Positional encoding. To validate the effectiveness of our positional encoding, we compare our proposed PE methods with models without positional encodings (w/o PE) and various encoding methods such as Node2Vec (Grover & Leskovec, 2016) and Laplacian Eigvecs used in GT (Dwivedi & Bresson, 2020) on four datasets. We use Transformer and DGT for the base models. Table 4 demonstrates that our positional encoding is effective on both base models. In particular, it improves the performance by 17.19(%) compared to DGT without positional encoding on Squirrel.

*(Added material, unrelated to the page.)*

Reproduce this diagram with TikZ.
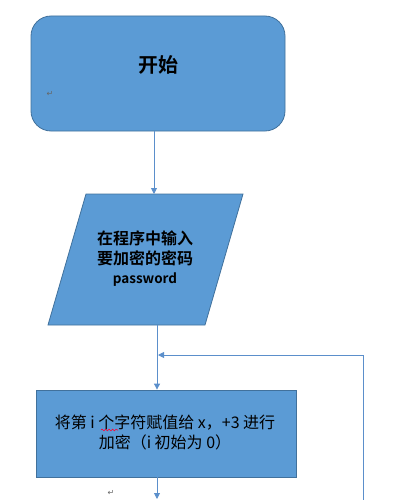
\documentclass[tikz,border=0pt]{standalone}
\usepackage{fontspec}
\setmainfont{Noto Sans CJK SC}[BoldFont={* Bold}]
\newfontfamily\symfont{DejaVu Sans}
\usetikzlibrary{arrows.meta,decorations.pathmorphing}
\definecolor{boxfill}{HTML}{5B9BD5}
\definecolor{boxline}{HTML}{41719C}
\definecolor{conn}{HTML}{5B8FCB}
\tikzset{
  blockbox/.style={draw=boxline, fill=boxfill, line width=0.8pt, inner sep=0pt},
  arr/.style={draw=conn, line width=0.9pt, -{Triangle[width=6pt,length=6pt]}},
  pmark/.style={font=\symfont\fontsize{8}{8}\selectfont, text=gray!80!black, inner sep=0pt},
}
\begin{document}
\begin{tikzpicture}[x=1pt, y=-1pt]
\useasboundingbox (0,0) rectangle (411,500);
% start box
\node[blockbox, rounded corners=20pt, minimum width=254pt, minimum height=115pt] (start) at (158,73.5) {};
\node[font=\bfseries\fontsize{20}{20}\selectfont, inner sep=0pt] (starttext) at (158,65) {开始};
\node[pmark] (pm1) at (50,94) {↵};
% input parallelogram
\path[blockbox] (86,194) -- (243,194) -- (205,325) -- (48,325) -- cycle;
\coordinate (inTop) at (154,194);
\coordinate (inBot) at (157,325);
\node[font=\bfseries\fontsize{16}{20}\selectfont, align=center, inner sep=0pt] (input) at (145,248)
  {在程序中输入\\要加密的密码};
\node[font=\bfseries\fontsize{13.5}{14}\selectfont, inner sep=0pt] (pw) at (145,280) {password};
% encrypt box
\node[blockbox, minimum width=260pt, minimum height=87pt] (enc) at (166,433.5) {};
\node[font=\fontsize{16}{20}\selectfont, align=center, inner sep=0pt] (enctext) at (165,432)
  {将第 i 个字符赋值给 x，+3 进行\\加密（i 初始为 0）};
\draw[red!80!magenta, line width=0.6pt, decorate, decoration={snake, segment length=3.5pt, amplitude=0.8pt}] (101,430) -- (118,430);
% connectors
\draw[arr] ([xshift=-4pt]start.south) -- (inTop);
\draw[arr] (inBot) -- (inBot |- enc.north);
\coordinate (loopBot) at (363,500);
\coordinate (join) at (158,355);
\draw[arr] (loopBot) |- (join);
\coordinate (next) at (157,499);
\draw[arr] (enc.south -| next) -- (next);
\node[pmark] (pm2) at (111,493) {↵};
\end{tikzpicture}
\end{document}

We provide qualitative analysis to understand why DGT is effective. We visualize the top 20 key nodes with high attention scores for a given query node $v_{q}$ in Graphormer and DGT. In DGT, we compute attention scores of each node, $v_{i}$ by $w_{i}=\sum_{k}\mathbf{A}_{\pi mqk}\cdot g(\Delta\mathbf{p}_{\pi mqk},i)$. As shown in Figure 2, a within 1-hop neighborhood of the given query node $v_{q}$, 6 out of 7 neighbors have different labels. So, both DGT and Graphormer aggregate messages (dashed lines) from remote nodes beyond 1-hop neighbors through the attention mechanism. 17 of the top 20 nodes in DGT are nodes with the same label whereas only 4 out of 20 nodes have the same label in Graphormer. Also, the ratio of the attention scores for the nodes with the same label, i.e., ${\sum_{\left\{v_{i}:v_{i}\in\mathcal{V}\land y_{q}=y_{i}\right\}}w_{i}}/{\sum_{v_{i}\in\mathcal{V}}w_{i}}$ is 0.97 for DGT and 0.21 for Graphormer. This evidences that our DGT effectively performs the sparse attention by focusing on a small set of relevant key nodes compared to Graphormer.